Debate on banking law during Dem primary music to Brown's ears


When the Democratic candidates for president spent several minutes debating the repeal of the Glass-Steagall banking law during last week’s debate, they were speaking Sen. Sherrod Brown’s language.

The 1933 banking law was repealed in 1999. Crafted during the Great Depression, it aimed to keep commercial banks from getting involved in investment banking and insurance, meaning banks could either deal with Main Street or Wall Street.

Brown, D-Ohio, is the ranking member of the Senate Banking Committee, and on that committee he’s spent an inordinate amount of time pondering what role the repeal of that law had in the financial meltdown that followed.

His conclusion: the repeal, while “clearly a mistake, probably wasn’t the main cause. It was a cause, but it wasn’t the main cause of what happened.”

Brown blames further deregulation of big banks and the failure of regulators. He has called for higher capital standards and for Congress to address the risk in the financial system.
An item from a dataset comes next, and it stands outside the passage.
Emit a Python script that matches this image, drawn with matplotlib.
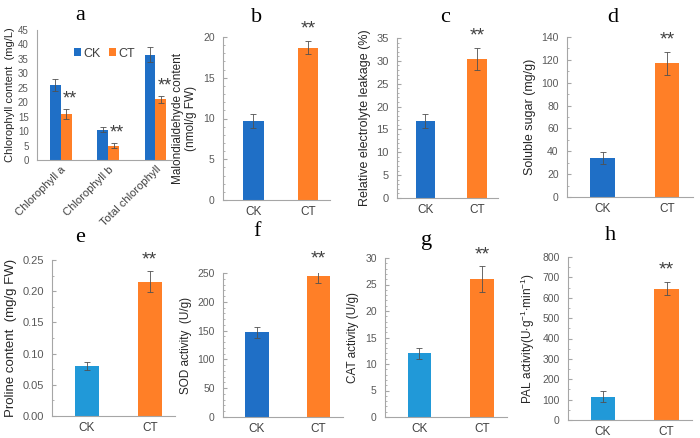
import numpy as np
import matplotlib
matplotlib.use("Agg")
from matplotlib import pyplot as plt
from matplotlib.ticker import MultipleLocator

plt.rcParams["font.family"] = ["Liberation Sans", "DejaVu Sans"]
plt.rcParams["mathtext.fontset"] = "custom"
plt.rcParams["mathtext.rm"] = "Liberation Sans"

# panel a data
chlCats = ["Chlorophyll a", "Chlorophyll b", "Total chlorophyll"]
chlCK = [26.0, 10.5, 36.5]
chlCKerr = [2.2, 0.8, 2.5]
chlCT = [16.0, 5.0, 21.0]
chlCTerr = [1.8, 1.0, 1.3]

# panels b-h: CK, CT means and errors
groups = ["CK", "CT"]
mdaVals = [9.7, 18.7]
mdaErr = [0.9, 0.8]
relVals = [16.8, 30.4]
relErr = [1.5, 2.5]
sugarVals = [34.0, 117.0]
sugarErr = [5.0, 10.0]
prolineVals = [0.080, 0.215]
prolineErr = [0.006, 0.017]
sodVals = [147.0, 244.0]
sodErr = [10.0, 11.0]
catVals = [12.0, 26.0]
catErr = [1.1, 2.4]
palVals = [115.0, 645.0]
palErr = [25.0, 32.0]

blue = "#1F6FC6"
lightBlue = "#2199D8"
orange = "#FF7F27"
axisGray = "#A6A6A6"
textGray = "#595959"

fig = plt.figure(figsize=(7, 4.38), dpi=100)


def styleAx(ax, ymax, major, minor, tickSize=7.5):
    for s in ["top", "right"]:
        ax.spines[s].set_visible(False)
    ax.spines["left"].set_color(axisGray)
    ax.spines["bottom"].set_color(axisGray)
    ax.set_ylim(0, ymax)
    ax.yaxis.set_major_locator(MultipleLocator(major))
    if minor:
        ax.yaxis.set_minor_locator(MultipleLocator(minor))
    ax.tick_params(axis="y", which="major", direction="in", length=3, color=axisGray, labelsize=tickSize, labelcolor=textGray, pad=6)
    ax.tick_params(axis="y", which="minor", direction="in", length=1.5, color=axisGray)
    ax.tick_params(axis="x", length=0, labelsize=8.5, labelcolor="#404040", pad=4)


def panel(rect, letter, vals, errs, ymax, major, minor, ylabel, fmt, ckColor, letterXY, labelSize=8.5, tickSize=7.5):
    ax = fig.add_axes(rect)
    x = np.arange(len(groups))
    ax.bar(x, vals, width=0.38, color=[ckColor, orange])
    ax.errorbar(x, vals, yerr=errs, fmt="none", ecolor="#505050", elinewidth=0.6, capsize=2, capthick=0.6)
    ax.text(x[1], vals[1] + errs[1] + ymax * 0.02, "**", ha="center", va="bottom", fontsize=14, color="#404040")
    ax.set_xticks(x)
    ax.set_xticklabels(groups)
    ax.set_xlim(-0.55, 1.4)
    styleAx(ax, ymax, major, minor, tickSize)
    ax.yaxis.set_major_formatter(fmt)
    ax.set_ylabel(ylabel, fontsize=labelSize, color="#262626")
    fig.text(letterXY[0] / 700, 1 - letterXY[1] / 438, letter, ha="center", va="center", fontsize=16, family="Liberation Serif")
    return ax


# panel a
axA = fig.add_axes([37 / 700, 1 - 160 / 438, 135 / 700, 130 / 438])
xa = np.arange(len(chlCats))
w = 0.23
axA.bar(xa - w / 2, chlCK, width=w, color=blue, label="CK")
axA.bar(xa + w / 2, chlCT, width=w, color=orange, label="CT")
axA.errorbar(xa - w / 2, chlCK, yerr=chlCKerr, fmt="none", ecolor="#505050", elinewidth=0.6, capsize=2, capthick=0.6)
axA.errorbar(xa + w / 2, chlCT, yerr=chlCTerr, fmt="none", ecolor="#505050", elinewidth=0.6, capsize=2, capthick=0.6)
for i in range(len(chlCats)):
    axA.text(xa[i] + w / 2 + 0.08, chlCT[i] + chlCTerr[i] + 0.3, "**", ha="center", va="bottom", fontsize=13, color="#404040")
axA.set_xticks(xa)
axA.set_xticklabels(chlCats, rotation=45, ha="right", rotation_mode="anchor")
axA.set_xlim(-0.5, 2.35)
styleAx(axA, 45, 5, None, 7)
axA.tick_params(axis="y", which="major", length=0)
axA.tick_params(axis="x", labelsize=8, pad=3)
axA.set_ylabel("Chlorophyll content  (mg/L)", fontsize=8, color="#262626", labelpad=2)
axA.legend(loc="upper center", bbox_to_anchor=(0.5, 0.95), ncol=2, frameon=False, fontsize=9,
           handlelength=0.6, handleheight=0.6, handletextpad=0.2, columnspacing=0.6, labelcolor="#404040")
fig.text(80 / 700, 1 - 15 / 438, "a", ha="center", va="center", fontsize=16, family="Liberation Serif")

intFmt = "{x:.0f}"
panel([223 / 700, 1 - 200 / 438, 107 / 700, 163 / 438], "b", mdaVals, mdaErr, 20, 5, 1,
      "Malondialdehyde content\n(nmol/g FW)", intFmt, blue, (257, 17))
panel([397 / 700, 1 - 198 / 438, 101 / 700, 160 / 438], "c", relVals, relErr, 35, 5, 1,
      "Relative electrolyte leakage (%)", intFmt, blue, (445, 17), labelSize=9, tickSize=8)
panel([567 / 700, 1 - 197 / 438, 126 / 700, 160 / 438], "d", sugarVals, sugarErr, 140, 20, 10,
      "Soluble sugar (mg/g)", intFmt, blue, (613, 17), labelSize=9)
panel([52 / 700, 1 - 416 / 438, 123 / 700, 156 / 438], "e", prolineVals, prolineErr, 0.25, 0.05, 0.025,
      "Proline content  (mg/g FW)", "{x:.2f}", lightBlue, (80, 238), labelSize=9.5, tickSize=8)
panel([223 / 700, 1 - 417 / 438, 120 / 700, 144 / 438], "f", sodVals, sodErr, 250, 50, 10,
      "SOD activity  (U/g)", intFmt, blue, (257, 232))
panel([385 / 700, 1 - 417 / 438, 122 / 700, 159 / 438], "g", catVals, catErr, 30, 5, 1,
      "CAT activity (U/g)", intFmt, lightBlue, (427, 240))
panel([568 / 700, 1 - 420 / 438, 124 / 700, 163 / 438], "h", palVals, palErr, 800, 100, 50,
      r"PAL activity(U$\bullet$g$^{-1}$$\bullet$min$^{-1}$)", intFmt, lightBlue, (610, 236))

fig.savefig("out.png", dpi=100)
Brown has not endorsed any of the Democratic candidates for president, but he said he talks to Sanders regularly –both are members of the Senate – and that he spoke to former Secretary of State Hillary Clinton’s aides while she developed her banking plan. “I think she’s on the right track,” he said.

But Sanders wants to reimpose Glass-Steagall, and Clinton does not. Does Brown favor one route?

“I think it’s easy to say imposing Glass-Steagall will solve our problems,” he said. “But it’s only part of the solution.”